Pentecost. Memories of last night linger. Kimberley arrives with her friend Lindsay. Informs me that her friend AJ won’t be able to make  it and I’ll have to take his part.  Scrambling around to clean up, prepare for the service knowing my  regular staff won’t be there. Then I bring Kimberley and Lindsay in to explain that due to last night’s implosion, I don’t know what to expect. I’m already getting the too exhausted text messages. It’s almost 11, I say, and right now I’ve got two sleeping people in the sanctuary. One of whom is homeless. We hear the door swing open. There’s someone else says, Kimberley. No that’s the homeless woman leaving, I say.

So we rehearse. And one by one the faithful regulars appear. Kimberley has constructed a dramatic liturgy of the Tower of Babel and Pentecost, including passages from CS Lewis and Mary Daly. And in the middle, a gospel song about a river that won’t run dry and I can’t help but throw in the bass with their close two part harmony. 

We gather around the table for food after and Marc brings out his George Harrison guitar and I play I’ll fly away with Kimberley and Lindsay joining in. And I enjoy the chance to sing. 

A steady rain is falling. We’re not going to table today. The rain has caused a jack o’ lantern effect with the booths down Amsterdam, more gaps than teeth.

I’m very thankful for all Kimberley has added this year and need to find a way to bring her back next fall. And musical ideas are filling my head. I share Rest Awhile with them before they leave. Sad to see Kimberley go. 

Jamie and I head to brunch and to catch up.
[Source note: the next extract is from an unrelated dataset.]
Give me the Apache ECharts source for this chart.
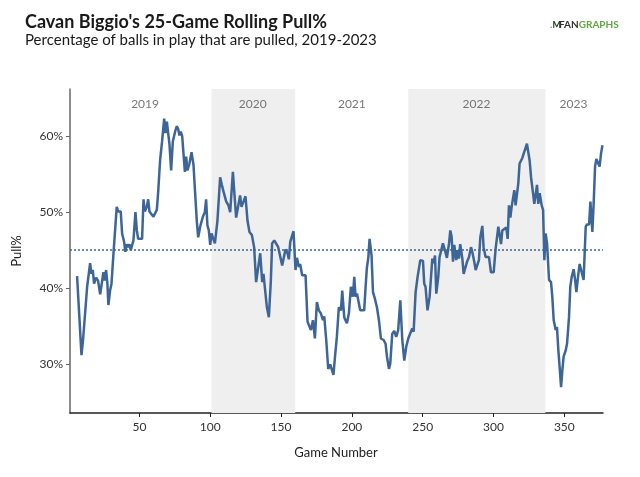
<!DOCTYPE html>
<html><head><meta charset="utf-8">
<script src="https://cdn.jsdelivr.net/npm/echarts@6/dist/echarts.min.js"></script>
<style>html,body{margin:0;padding:0;background:#fff}#c{width:640px;height:477px}</style>
</head><body><div id="c"></div>
<script>
// ---- data ----
const games = [6.0,9.1,10.2,11.4,13.1,13.8,15.2,16.1,17.1,18.0,19.4,20.8,22.3,23.2,24.6,25.5,26.5,27.4,28.1,29.3,30.3,31.7,32.6,34.0,35.0,36.8,37.8,39.2,40.1,41.1,42.0,43.0,43.9,44.9,45.8,47.2,48.2,49.1,50.5,51.9,52.9,53.8,55.2,56.2,57.1,58.5,59.9,61.3,62.3,63.2,64.6,66.0,67.5,68.4,69.4,70.3,71.2,72.4,73.6,74.5,75.5,76.4,77.3,78.3,79.2,80.2,81.1,82.1,83.0,83.9,85.3,86.8,88.2,89.1,90.5,91.5,92.9,93.8,94.8,96.2,97.1,98.0,99.0,100.0,100.9,102.3,103.3,105.1,107.0,108.2,109.4,111.3,112.9,114.1,116.0,116.9,118.3,119.7,121.1,122.1,123.5,124.9,126.3,127.7,129.4,131.0,132.4,133.4,135.3,136.7,137.6,139.0,140.0,141.4,142.8,143.7,145.2,146.6,148.0,149.4,150.8,151.7,153.1,154.6,155.5,156.5,157.6,158.8,160.2,161.2,162.6,163.5,164.9,167.3,168.7,170.1,171.1,172.5,173.9,175.3,176.7,178.1,179.6,180.5,181.9,183.3,184.7,186.1,187.0,188.0,189.4,190.8,192.3,193.2,194.6,195.5,196.5,197.9,199.3,200.7,201.7,202.6,203.6,204.5,205.9,207.3,208.7,209.7,210.6,211.6,212.5,213.9,214.9,216.3,217.7,219.1,220.5,222.4,223.8,224.8,226.2,227.1,228.5,229.9,231.3,232.7,234.2,235.6,237.0,238.4,239.8,241.2,242.6,243.6,245.0,246.4,248.3,250.2,251.1,252.0,253.4,254.9,256.8,257.7,258.7,259.6,261.0,261.9,263.3,264.3,265.7,267.1,268.6,269.5,270.4,271.4,272.3,273.7,274.6,275.6,276.5,278.0,278.9,280.3,281.3,282.7,284.1,285.0,286.4,287.4,288.8,289.7,290.7,292.1,293.0,294.4,295.8,296.8,298.2,300.1,301.5,303.4,304.3,305.3,306.2,307.6,309.0,310.0,310.9,311.9,312.8,313.8,314.7,315.6,316.6,317.5,318.4,319.4,320.3,321.3,322.7,323.6,324.6,325.5,326.5,327.9,328.8,329.7,330.7,331.6,332.6,334.0,335.0,335.9,336.8,337.8,339.2,340.6,341.5,342.5,343.9,344.8,345.8,346.7,347.7,348.6,349.5,350.9,351.9,353.3,354.2,355.2,356.6,357.6,358.5,359.9,360.8,362.2,363.6,365.1,366.0,367.5,368.4,369.8,370.7,371.7,372.6,374.0,374.9,375.9,376.9];
const pullPct = [41.6,31.2,33.2,33.2,40.2,40.4,43.3,41.9,42.4,40.6,41.4,41.0,39.2,39.2,42.1,41.0,42.4,40.6,37.8,39.7,40.6,44.6,47.0,50.7,50.1,50.1,47.2,46.1,44.8,45.8,45.4,45.8,45.0,44.8,46.3,50.0,47.6,46.5,46.4,46.5,51.7,50.1,50.7,51.7,50.1,50.1,49.4,49.3,50.3,52.5,56.8,59.3,62.3,60.4,61.9,60.4,59.0,55.5,59.3,59.5,60.8,61.3,61.0,60.1,60.6,60.0,60.1,55.3,57.3,55.5,56.4,57.9,56.2,53.3,48.9,46.7,48.1,48.3,49.4,50.0,51.7,48.3,47.6,45.7,47.2,47.4,45.9,48.9,54.6,53.6,52.7,51.4,50.9,50.0,55.3,52.9,49.3,49.3,52.2,50.7,51.4,52.1,48.9,47.4,47.0,45.4,40.8,40.8,44.6,40.8,41.9,41.7,37.5,36.2,41.0,45.9,46.3,46.3,45.4,45.4,43.0,43.1,45.1,44.6,43.8,46.1,46.1,47.5,42.4,44.0,42.8,43.2,41.7,41.7,35.6,35.4,34.5,35.8,33.4,38.2,37.1,36.7,35.8,36.3,33.2,29.4,30.0,30.0,28.6,30.8,33.6,37.5,37.1,39.7,36.2,35.8,35.4,36.7,40.2,38.9,41.5,38.9,39.3,39.3,37.1,36.9,37.1,40.2,42.7,44.0,46.5,44.3,39.5,38.6,37.5,35.8,33.4,33.2,32.7,31.0,29.4,30.1,34.0,34.4,33.6,34.5,38.4,33.2,30.5,32.3,33.4,33.4,34.7,34.3,39.5,41.5,43.7,43.6,40.6,40.2,37.1,38.9,43.9,43.3,44.3,39.3,41.5,44.1,44.3,45.9,45.0,44.0,45.9,47.6,46.8,43.5,45.7,43.7,45.0,43.9,45.8,43.9,41.9,42.8,43.5,44.1,45.4,44.8,43.5,42.4,42.4,43.7,46.7,48.2,45.4,44.1,44.2,44.1,42.1,42.1,45.2,48.1,47.9,45.8,47.6,47.4,48.0,46.5,50.9,49.3,50.7,50.9,52.9,50.9,51.1,53.8,56.4,56.4,57.1,57.7,57.7,59.0,59.0,56.8,54.6,52.5,51.1,52.2,53.6,51.1,52.5,50.9,50.3,43.7,47.2,45.9,41.1,40.8,38.9,35.8,34.5,34.9,31.8,29.6,27.0,29.2,31.0,31.8,32.7,36.2,40.2,41.5,42.5,41.1,39.5,41.9,43.2,43.2,41.1,48.1,48.4,48.4,51.4,47.4,51.1,56.0,57.0,56.8,56.0,57.7,58.8];
const averagePull = 45;
const yearLabels = ['2019','2020','2021','2022','2023'];
const yearCenters = [54, 130, 200, 288, 356.5];
const yearLabelLevel = 64.2;
const shadedStart = [100.9, 239.8];
const shadedEnd = [160, 336.6];
const xTicks = [50,100,150,200,250,300,350];
const yTicks = [30,40,50,60];

const FONT = 'Lato, "Noto Sans", sans-serif';
const chart = echarts.init(document.getElementById('c'), null, {renderer:'canvas'});
const lineData = games.map((g,i)=>[g, pullPct[i]]);

chart.setOption({
  animation:false,
  backgroundColor:'#ffffff',
  textStyle:{fontFamily:FONT},
  grid:{left:70, right:37, top:89, bottom:64, containLabel:false},
  xAxis:{
    type:'value', min:1, max:377.3,
    axisLine:{show:true, onZero:false, lineStyle:{color:'#222', width:1.5}},
    axisTick:{show:true, length:4, customValues:xTicks, lineStyle:{color:'#222'}},
    axisLabel:{customValues:xTicks, color:'#333', fontSize:12, fontFamily:FONT, margin:8},
    splitLine:{show:false}
  },
  yAxis:{
    type:'value', min:23.6, max:66.2,
    axisLine:{show:true, onZero:false, lineStyle:{color:'#666', width:1.5}},
    axisTick:{show:true, length:4, customValues:yTicks, lineStyle:{color:'#666'}},
    axisLabel:{customValues:yTicks, color:'#333', fontSize:12, fontFamily:FONT, margin:7, formatter:v=>v+'%'},
    splitLine:{show:false}
  },
  graphic:[
    {type:'text', left:25, top:13, style:{text:"Cavan Biggio's 25-Game Rolling Pull%", font:'bold 18px '+FONT, fill:'#1a1a1a'}},
    {type:'text', left:25, top:33, style:{text:'Percentage of balls in play that are pulled, 2019-2023', font:'15px '+FONT, fill:'#1a1a1a'}},
    {type:'text', left:559, top:20, style:{rich:{a:{fill:'#333',font:'bold 10px '+FONT},b:{fill:'#5fa641',font:'bold 10px '+FONT}}, text:'{a|FAN}{b|GRAPHS}'}},
    {type:'text', left:550, top:20, style:{rich:{g:{fill:'#5fa641',font:'bold 10px '+FONT},d:{fill:'#2d3b2a',font:'bold 9px '+FONT}}, text:'{g|.}{d|M}'}},
    {type:'text', x:17, y:251, rotation:Math.PI/2, style:{text:'Pull%', font:'13px '+FONT, fill:'#222', align:'center', verticalAlign:'middle'}},
    {type:'text', x:336, y:453, style:{text:'Game Number', font:'13px '+FONT, fill:'#222', align:'center', verticalAlign:'middle'}}
  ],
  series:[
    {
      type:'line', data:[], z:1, silent:true,
      markArea:{silent:true, itemStyle:{color:'#efefef'},
        data: shadedStart.map((s,i)=>[{xAxis:s},{xAxis:shadedEnd[i]}])}
    },
    {
      type:'line', data:lineData, z:3, showSymbol:false, symbol:'none', smooth:false,
      lineStyle:{color:'#3d6597', width:2.5}, silent:true,
      markLine:{silent:true, symbol:'none', label:{show:false},
        lineStyle:{color:'#3d6597', type:[2,2], width:1.5},
        data:[{yAxis:averagePull}]}
    },
    {
      type:'scatter', symbolSize:0, silent:true, z:4,
      data: yearCenters.map((c,i)=>({value:[c, yearLabelLevel], name:yearLabels[i]})),
      label:{show:true, position:'inside', formatter:p=>p.name, color:'#555', fontSize:12, fontFamily:FONT}
    }
  ]
});
</script></body></html>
No softball today, either. 

I come back for Sanctuary’s Hear it Out! theatre reading, the dream of Pernell to feature new plays from the African-American community. Today’s is The Lord’s Resistance by Camille Darby, starring and directed by Tony awarded winner Tonya Pinkins. 
Tonya Pinkins

It may not be finished yet, but it is strong. The story of a Ugandan child soldier, after rehab, adopted by a professional African-Americn couple in Chicago, whose home ks a battleground if its own.  Glad that Tony has added her spirit to these walls. And wishing we could figure out more how to work together.  

Walk home in the still falling rain. Exhausted. Waiting for that wild spirit to blow through. Pentecost.